As a public company Cablelink became the first company in Europe to trial broadband services.
At the time, it supplied television throughout Dublin through cable, and when they were ready to expend into broadband, more or less the entire greater Dublin area was cabled and ready to receive it.
The company was in a position, if it wanted to, to offer free high-speed broadband throughout Dublin to all if its television subscribers. And expansion throughout the rest of Ireland was only a matter of time.
With the right investment, it could and would have been completed before the end of the 90s.
That was an amazing position for Ireland to be in. It led to endless talk of Ireland becoming an “e-commerce hub”.
It never happened. It took years after the privatisation of Cablelink for it to get back on its feet, and that was immediately followed by the even more disastrous privatisation of Telecom Éireann.
There’s never been as much hoopla about anything as there was about that.
And never, in the history of human endeavour, have so many people lost so much of their life savings (and borrowings) at the hands of so much incompetence. (Well, not until the banks, anyway.)
Back in 2002, when the privatisation of Telecom was in full swing, I wrote here: “I hope the future holds fine for everyone who has borrowed money to invest in Telecom shares. And above all I hope they repay the banks as soon as they get out — otherwise tears are guaranteed to follow the champagne. But this is no way for a country to develop its long-term future.”
Instead of even talking about the long-term future, we’ve been through a 20-year cycle of asset-stripping, rebranding, meaningless competition over price, and damn all of the sort of investment we should have seen.
From the age of 11, and often younger, everyone in Ireland has a phone now, everyone has a phone now. But where it really matters, it doesn’t work.
That’s true of the whole country, not just the rural parts. I live in Dublin, and I pay for something called “fibre”, supposed to give me enormous speed.
But while the internet speed I get is adequate for most purposes, it’s nothing like the promise. And I’d count myself lucky to get a tenth of that if I lived in rural Ireland.
In the face of the imminent collapse of the current tender process, Fianna Fáil has called for an independent international expert to review the position. Let me save the expert the trouble.
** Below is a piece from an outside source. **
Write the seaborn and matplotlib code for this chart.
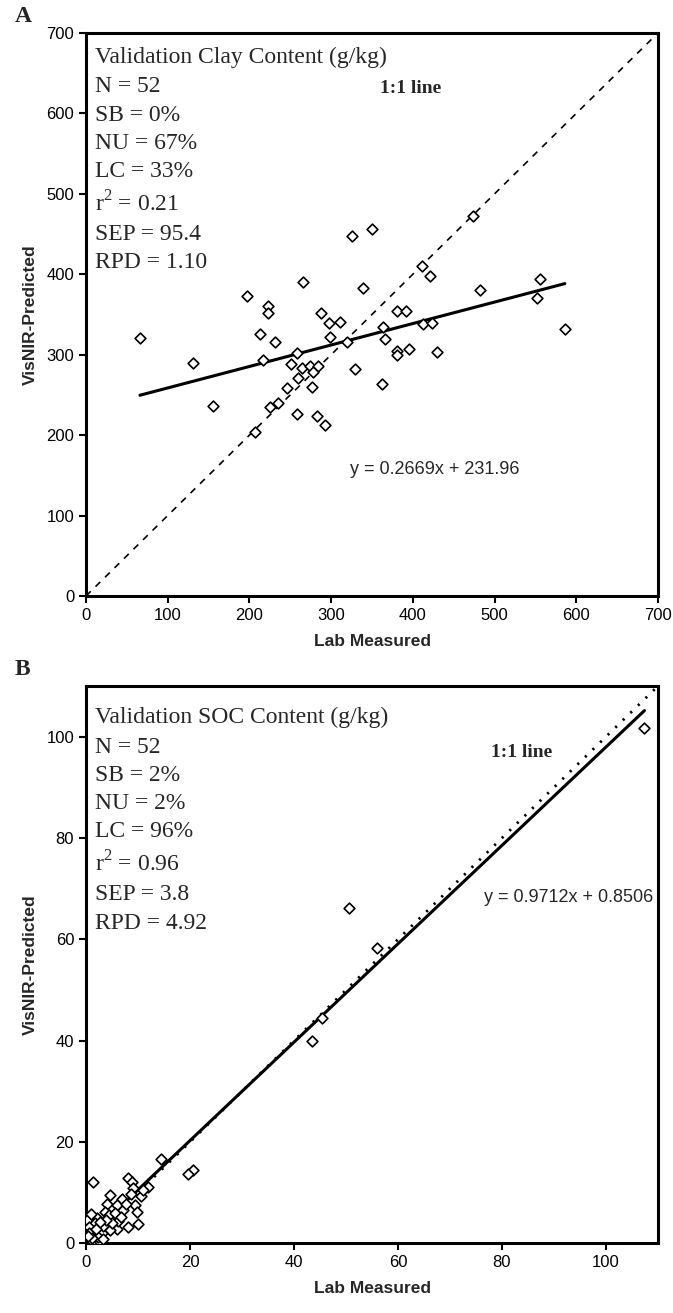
import matplotlib
matplotlib.use("Agg")
import matplotlib.pyplot as plt
import numpy as np
import pandas as pd
import seaborn as sns

# Panel A: clay content (g/kg), lab measured vs VisNIR predicted
clay_lab = [66, 131, 156, 197, 213, 223, 223, 231, 216, 266, 258, 251, 264, 274, 284,
            278, 260, 246, 276, 235, 225, 207, 258, 283, 293, 288, 297, 311, 299, 319,
            329, 325, 350, 339, 473, 411, 421, 482, 556, 552, 586, 380, 392, 364, 366,
            413, 423, 380, 380, 395, 429, 362]
clay_pred = [321, 290, 236, 373, 326, 360, 352, 316, 294, 390, 302, 289, 283, 286, 286,
             279, 271, 258, 260, 240, 235, 204, 226, 224, 213, 352, 339, 341, 322, 316,
             282, 448, 456, 383, 473, 410, 398, 381, 394, 371, 332, 354, 354, 335, 319,
             338, 340, 304, 300, 307, 303, 263]
clay_fit = (0.2669, 231.96)
clay_stats = ["Validation Clay Content (g/kg)", "N = 52", "SB = 0%", "NU = 67%",
              "LC = 33%", "r$^2$ = 0.21", "SEP = 95.4", "RPD = 1.10"]

# Panel B: SOC content (g/kg)
soc_lab = [107.4, 56.0, 50.6, 45.4, 43.5, 20.6, 19.6, 14.5,
           1.4, 8.0, 8.8, 9.1, 12.0, 10.6, 4.6, 4.1, 7.0, 6.0, 9.4, 9.8, 10.0, 8.0,
           5.9, 6.1, 4.7, 3.6, 2.2, 1.7, 0.2, 0.6, 0.6, 3.0, 1.4, 2.7, 2.4, 0.8,
           5.0, 1.2, 3.2, 2.0, 4.5, 7.2, 5.5, 3.8, 0.4, 1.0, 6.8, 2.6, 8.6, 11.0,
           7.6, 3.2]
soc_pred = [101.8, 58.3, 66.2, 44.4, 40.0, 14.4, 13.7, 16.6,
            12.0, 12.8, 12.0, 11.0, 11.2, 9.4, 9.6, 7.8, 8.7, 7.5, 7.5, 6.2, 3.9, 3.2,
            2.8, 4.4, 2.7, 6.1, 5.0, 4.0, 4.6, 3.2, 2.0, 2.0, 0.3, 0.2, 1.3, 0.8,
            4.1, 1.0, 3.5, 2.8, 5.5, 6.5, 6.0, 4.5, 1.5, 5.8, 5.2, 4.2, 9.8, 10.5,
            7.8, 0.9]
soc_fit = (0.9712, 0.8506)
soc_stats = ["Validation SOC Content (g/kg)", "N = 52", "SB = 2%", "NU = 2%",
             "LC = 96%", "r$^2$ = 0.96", "SEP = 3.8", "RPD = 4.92"]

sns.set_theme(style="ticks")
plt.rcParams["font.family"] = ["Liberation Sans", "DejaVu Sans"]
plt.rcParams["mathtext.fontset"] = "custom"
plt.rcParams["mathtext.rm"] = "Liberation Serif"

serif = "Liberation Serif"

fig = plt.figure(figsize=(6.73, 13.13), dpi=100)
ax_a = fig.add_axes([0.1278, 0.5461, 0.8499, 0.4288])
ax_b = fig.add_axes([0.1278, 0.0531, 0.8499, 0.4244])


def draw_panel(ax, lab, pred, fit, stats, lim, ticks, one_style, stats_top, eq_pos, eq_ha,
               oneone_pos, letter):
    df = pd.DataFrame({"lab": lab, "pred": pred})
    sns.scatterplot(data=df, x="lab", y="pred", ax=ax, marker="D", s=30,
                    facecolor="white", edgecolor="black", linewidth=1.2, zorder=3)
    # 1:1 line
    ref = np.array([0, lim])
    sns.lineplot(x=ref, y=ref, ax=ax, color="black", zorder=2, **one_style)
    # fitted line
    xs = np.array([min(lab), max(lab)])
    sns.lineplot(x=xs, y=fit[0] * xs + fit[1], ax=ax, color="black", linewidth=2.2, zorder=2)

    ax.set_xlim(0, lim)
    ax.set_ylim(0, lim)
    ax.set_xticks(ticks)
    ax.set_yticks(ticks)
    ax.tick_params(labelsize=12, length=5, width=1.5, direction="out", colors="black")
    for s in ax.spines.values():
        s.set_linewidth(2.2)
        s.set_color("black")
    ax.set_xlabel("Lab Measured", fontsize=12.5, fontweight="bold", labelpad=8)
    ax.set_ylabel("VisNIR-Predicted", fontsize=12.5, fontweight="bold", labelpad=6)

    # title line, then the statistics block one line lower
    ax.text(0.015, stats_top, stats[0], transform=ax.transAxes, ha="left", va="top",
            fontsize=17, family=serif)
    ax.annotate("\n".join(stats[1:]), xy=(0.015, stats_top), xycoords="axes fraction",
                xytext=(0, -21.5), textcoords="offset points", ha="left", va="top",
                fontsize=17, family=serif, linespacing=1.456)
    ax.text(oneone_pos[0], oneone_pos[1], "1:1 line", transform=ax.transAxes, ha="center",
            va="center", fontsize=14, family=serif, fontweight="bold")
    ax.text(eq_pos[0], eq_pos[1], "y = %.4fx + %s" % (fit[0], ("%.4f" % fit[1]).rstrip("0")),
            transform=ax.transAxes, ha=eq_ha, va="center", fontsize=13)
    ax.text(-0.125, 1.03, letter, transform=ax.transAxes, ha="left", va="center",
            fontsize=17, family=serif, fontweight="bold")


draw_panel(ax_a, clay_lab, clay_pred, clay_fit, clay_stats, 700, range(0, 701, 100),
           dict(linewidth=1.2, linestyle=(0, (4, 4))), 0.976, (0.609, 0.224), "center",
           (0.568, 0.902), "A")
draw_panel(ax_b, soc_lab, soc_pred, soc_fit, soc_stats, 110, range(0, 101, 20),
           dict(linewidth=2.0, linestyle=(0, (0.8, 3))), 0.963, (0.991, 0.621), "right",
           (0.762, 0.88), "B")

fig.savefig("out.png", dpi=100)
"Fine Gael has made promises to people living in rural communities that it would roll out a National Broadband Plan. At every stage, they moved the goalposts to deflect from their abject failure," says Communications SPokesperson @timmydooley https://t.co/Mt9fRgFwaM pic.twitter.com/deQid9kyEv— Fianna Fáil (@fiannafailparty) July 29, 2018
We need to do this ourselves.
We have at least two state companies, the ESB and Bord Gáis, who would be more than capable of delivering the infrastructure needed to get decent broadband to the whole country, and especially to the half-million citizens who are almost entirely without it.
For the life of me I can’t understand why we’re not setting up a different competition — not to effectively sell off rural broadband, but to appoint a contractor to install it and run it, for the benefit of the state and the people.
It’s how we used to do things in Ireland. It’s how we brought electricity to rural Ireland, and natural gas all over the country.
It’s how we deliver other forms of communication – like the post. It’s how we should be managing our water into perpetuity.
We’ve seen all too clearly how private sector can jump when a quick buck appears on the near horizon — and in the area of communication we’ve seen how quick they are to walk away.
There’s no quick buck in rural broadband, just a need for taxpayers to invest. But the potential return to communities, and in terms of economic and social development, is huge.
That’s why, if no-one else is going to do it for us, we should be doing it for ourselves.